____ Data provided
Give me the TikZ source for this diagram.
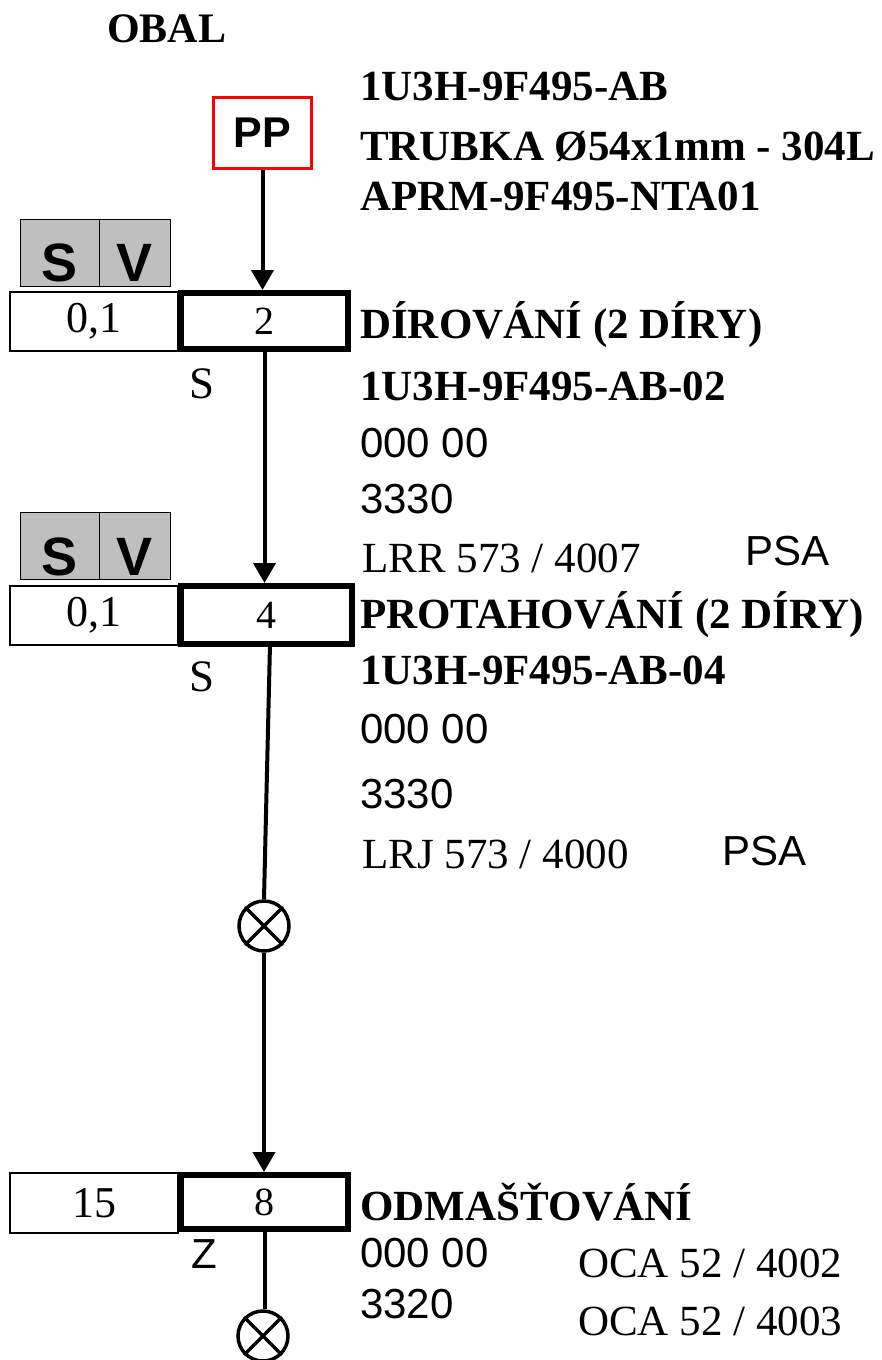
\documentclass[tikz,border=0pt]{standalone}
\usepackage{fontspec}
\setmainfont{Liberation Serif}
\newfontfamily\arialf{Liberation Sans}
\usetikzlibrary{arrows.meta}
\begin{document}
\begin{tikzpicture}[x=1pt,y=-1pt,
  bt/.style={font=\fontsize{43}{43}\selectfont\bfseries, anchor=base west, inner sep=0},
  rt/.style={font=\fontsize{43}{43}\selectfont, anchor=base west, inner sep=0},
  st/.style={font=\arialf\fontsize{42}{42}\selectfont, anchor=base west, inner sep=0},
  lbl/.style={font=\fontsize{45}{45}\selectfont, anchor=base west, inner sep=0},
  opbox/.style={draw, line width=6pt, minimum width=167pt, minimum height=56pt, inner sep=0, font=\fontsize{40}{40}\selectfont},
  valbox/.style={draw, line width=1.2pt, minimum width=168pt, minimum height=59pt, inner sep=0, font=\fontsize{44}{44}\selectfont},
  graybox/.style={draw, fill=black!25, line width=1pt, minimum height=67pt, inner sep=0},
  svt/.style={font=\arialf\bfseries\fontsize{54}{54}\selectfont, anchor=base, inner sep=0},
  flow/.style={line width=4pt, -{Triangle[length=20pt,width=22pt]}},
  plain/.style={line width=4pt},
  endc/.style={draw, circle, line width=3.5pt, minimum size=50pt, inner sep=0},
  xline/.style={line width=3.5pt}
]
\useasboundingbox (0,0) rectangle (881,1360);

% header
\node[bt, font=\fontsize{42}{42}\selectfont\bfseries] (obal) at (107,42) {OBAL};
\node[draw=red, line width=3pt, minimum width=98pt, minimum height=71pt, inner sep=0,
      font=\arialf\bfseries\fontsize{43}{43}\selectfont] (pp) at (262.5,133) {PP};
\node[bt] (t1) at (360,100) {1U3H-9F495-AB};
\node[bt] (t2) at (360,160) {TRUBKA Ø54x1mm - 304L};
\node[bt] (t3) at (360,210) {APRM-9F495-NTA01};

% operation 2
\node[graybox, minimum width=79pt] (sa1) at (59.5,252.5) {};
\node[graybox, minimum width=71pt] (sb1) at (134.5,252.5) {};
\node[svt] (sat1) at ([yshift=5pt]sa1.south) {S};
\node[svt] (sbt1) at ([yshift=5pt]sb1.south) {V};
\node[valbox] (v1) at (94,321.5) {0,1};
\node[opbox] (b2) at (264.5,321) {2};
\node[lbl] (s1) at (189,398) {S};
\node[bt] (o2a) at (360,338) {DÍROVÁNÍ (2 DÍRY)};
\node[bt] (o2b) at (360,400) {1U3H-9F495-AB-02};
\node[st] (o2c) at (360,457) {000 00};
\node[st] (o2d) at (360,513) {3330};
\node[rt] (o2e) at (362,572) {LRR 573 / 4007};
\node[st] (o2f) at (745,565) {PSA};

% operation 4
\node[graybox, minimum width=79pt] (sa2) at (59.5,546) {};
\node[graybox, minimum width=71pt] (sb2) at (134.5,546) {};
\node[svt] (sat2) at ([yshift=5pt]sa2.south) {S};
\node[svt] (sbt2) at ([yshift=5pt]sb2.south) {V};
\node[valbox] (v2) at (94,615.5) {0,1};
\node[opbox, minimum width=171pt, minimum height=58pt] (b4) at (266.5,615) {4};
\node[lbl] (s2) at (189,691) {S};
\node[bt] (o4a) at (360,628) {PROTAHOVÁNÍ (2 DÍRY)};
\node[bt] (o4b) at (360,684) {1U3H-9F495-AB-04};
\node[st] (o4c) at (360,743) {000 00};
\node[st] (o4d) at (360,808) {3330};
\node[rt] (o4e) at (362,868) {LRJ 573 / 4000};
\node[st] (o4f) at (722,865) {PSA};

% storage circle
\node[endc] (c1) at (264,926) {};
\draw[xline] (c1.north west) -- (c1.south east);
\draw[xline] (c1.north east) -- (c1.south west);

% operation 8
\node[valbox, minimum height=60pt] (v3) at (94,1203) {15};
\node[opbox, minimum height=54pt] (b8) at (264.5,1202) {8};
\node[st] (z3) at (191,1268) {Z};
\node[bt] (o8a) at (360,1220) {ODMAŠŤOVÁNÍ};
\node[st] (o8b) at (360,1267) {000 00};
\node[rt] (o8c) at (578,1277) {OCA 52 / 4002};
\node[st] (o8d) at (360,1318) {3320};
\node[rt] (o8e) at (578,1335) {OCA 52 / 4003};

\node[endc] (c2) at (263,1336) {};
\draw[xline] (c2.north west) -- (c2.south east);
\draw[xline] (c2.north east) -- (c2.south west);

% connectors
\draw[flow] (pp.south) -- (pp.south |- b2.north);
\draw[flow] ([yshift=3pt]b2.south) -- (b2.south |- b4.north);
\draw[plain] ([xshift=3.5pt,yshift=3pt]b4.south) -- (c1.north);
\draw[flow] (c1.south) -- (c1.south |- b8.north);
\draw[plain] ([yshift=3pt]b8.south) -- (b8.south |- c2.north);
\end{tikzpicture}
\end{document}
________
____ Data provided
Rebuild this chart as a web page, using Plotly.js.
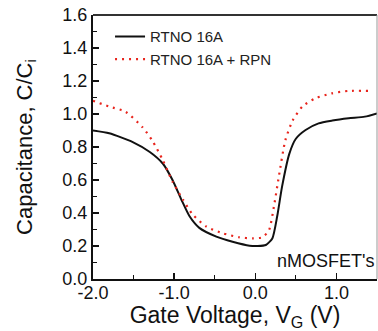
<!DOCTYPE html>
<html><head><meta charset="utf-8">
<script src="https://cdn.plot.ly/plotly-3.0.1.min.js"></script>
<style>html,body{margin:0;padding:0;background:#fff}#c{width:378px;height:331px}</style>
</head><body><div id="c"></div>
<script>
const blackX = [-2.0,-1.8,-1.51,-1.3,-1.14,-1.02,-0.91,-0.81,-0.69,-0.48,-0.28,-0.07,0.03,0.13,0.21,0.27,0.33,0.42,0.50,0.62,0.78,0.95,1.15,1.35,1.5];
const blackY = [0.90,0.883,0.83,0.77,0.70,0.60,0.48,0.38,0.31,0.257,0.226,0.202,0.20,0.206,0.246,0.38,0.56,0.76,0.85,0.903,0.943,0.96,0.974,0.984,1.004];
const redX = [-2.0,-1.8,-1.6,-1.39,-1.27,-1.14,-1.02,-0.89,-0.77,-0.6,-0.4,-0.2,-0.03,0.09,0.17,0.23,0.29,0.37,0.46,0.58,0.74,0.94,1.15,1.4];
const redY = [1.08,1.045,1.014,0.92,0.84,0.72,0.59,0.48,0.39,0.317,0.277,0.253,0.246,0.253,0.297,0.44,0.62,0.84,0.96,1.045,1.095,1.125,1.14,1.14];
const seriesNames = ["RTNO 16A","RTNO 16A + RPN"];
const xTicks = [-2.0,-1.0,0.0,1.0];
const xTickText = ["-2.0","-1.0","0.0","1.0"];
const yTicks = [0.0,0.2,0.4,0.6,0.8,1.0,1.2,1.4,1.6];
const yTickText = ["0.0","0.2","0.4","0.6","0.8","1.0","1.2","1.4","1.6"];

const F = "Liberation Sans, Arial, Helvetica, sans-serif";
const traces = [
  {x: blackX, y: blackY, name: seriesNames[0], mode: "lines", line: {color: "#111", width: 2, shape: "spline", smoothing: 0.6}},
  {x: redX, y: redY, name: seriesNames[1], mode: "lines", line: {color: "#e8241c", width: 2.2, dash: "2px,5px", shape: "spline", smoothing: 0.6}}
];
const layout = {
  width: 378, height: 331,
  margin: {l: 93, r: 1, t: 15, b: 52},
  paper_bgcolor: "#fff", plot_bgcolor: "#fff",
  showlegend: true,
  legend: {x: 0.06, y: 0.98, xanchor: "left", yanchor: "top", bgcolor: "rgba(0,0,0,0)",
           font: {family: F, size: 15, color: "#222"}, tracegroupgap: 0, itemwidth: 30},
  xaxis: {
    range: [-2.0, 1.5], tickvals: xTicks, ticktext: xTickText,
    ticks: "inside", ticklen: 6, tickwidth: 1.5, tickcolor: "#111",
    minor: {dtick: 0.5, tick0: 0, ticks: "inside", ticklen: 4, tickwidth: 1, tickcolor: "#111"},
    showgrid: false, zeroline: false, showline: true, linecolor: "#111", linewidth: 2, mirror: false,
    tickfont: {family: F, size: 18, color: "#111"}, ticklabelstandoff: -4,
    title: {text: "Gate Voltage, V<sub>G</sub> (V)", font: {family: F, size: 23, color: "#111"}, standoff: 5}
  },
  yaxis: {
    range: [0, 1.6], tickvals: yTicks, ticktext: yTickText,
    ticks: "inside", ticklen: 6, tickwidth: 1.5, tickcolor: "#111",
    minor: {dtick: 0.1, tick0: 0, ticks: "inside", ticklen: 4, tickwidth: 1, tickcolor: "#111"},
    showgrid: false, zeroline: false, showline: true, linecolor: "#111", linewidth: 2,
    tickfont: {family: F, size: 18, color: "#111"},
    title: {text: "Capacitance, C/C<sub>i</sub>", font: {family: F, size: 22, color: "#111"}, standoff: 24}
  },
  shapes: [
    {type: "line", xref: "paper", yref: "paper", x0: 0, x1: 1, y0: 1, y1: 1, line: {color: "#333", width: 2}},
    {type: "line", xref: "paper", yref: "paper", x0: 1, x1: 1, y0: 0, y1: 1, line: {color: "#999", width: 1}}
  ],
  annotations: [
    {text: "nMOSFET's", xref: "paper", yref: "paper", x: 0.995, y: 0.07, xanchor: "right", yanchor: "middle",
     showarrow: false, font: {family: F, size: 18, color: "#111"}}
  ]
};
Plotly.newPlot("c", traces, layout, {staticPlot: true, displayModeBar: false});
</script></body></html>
________
Aim of the task: Only the lines from "Give me the TikZ source for this diagram." through "(0,0) rectangle (881,1360);" should appear in your output, copied exactly with both end lines, and with no pictures.

Answer:
Give me the TikZ source for this diagram.
\documentclass[tikz,border=0pt]{standalone}
\usepackage{fontspec}
\setmainfont{Liberation Serif}
\newfontfamily\arialf{Liberation Sans}
\usetikzlibrary{arrows.meta}
\begin{document}
\begin{tikzpicture}[x=1pt,y=-1pt,
  bt/.style={font=\fontsize{43}{43}\selectfont\bfseries, anchor=base west, inner sep=0},
  rt/.style={font=\fontsize{43}{43}\selectfont, anchor=base west, inner sep=0},
  st/.style={font=\arialf\fontsize{42}{42}\selectfont, anchor=base west, inner sep=0},
  lbl/.style={font=\fontsize{45}{45}\selectfont, anchor=base west, inner sep=0},
  opbox/.style={draw, line width=6pt, minimum width=167pt, minimum height=56pt, inner sep=0, font=\fontsize{40}{40}\selectfont},
  valbox/.style={draw, line width=1.2pt, minimum width=168pt, minimum height=59pt, inner sep=0, font=\fontsize{44}{44}\selectfont},
  graybox/.style={draw, fill=black!25, line width=1pt, minimum height=67pt, inner sep=0},
  svt/.style={font=\arialf\bfseries\fontsize{54}{54}\selectfont, anchor=base, inner sep=0},
  flow/.style={line width=4pt, -{Triangle[length=20pt,width=22pt]}},
  plain/.style={line width=4pt},
  endc/.style={draw, circle, line width=3.5pt, minimum size=50pt, inner sep=0},
  xline/.style={line width=3.5pt}
]
\useasboundingbox (0,0) rectangle (881,1360);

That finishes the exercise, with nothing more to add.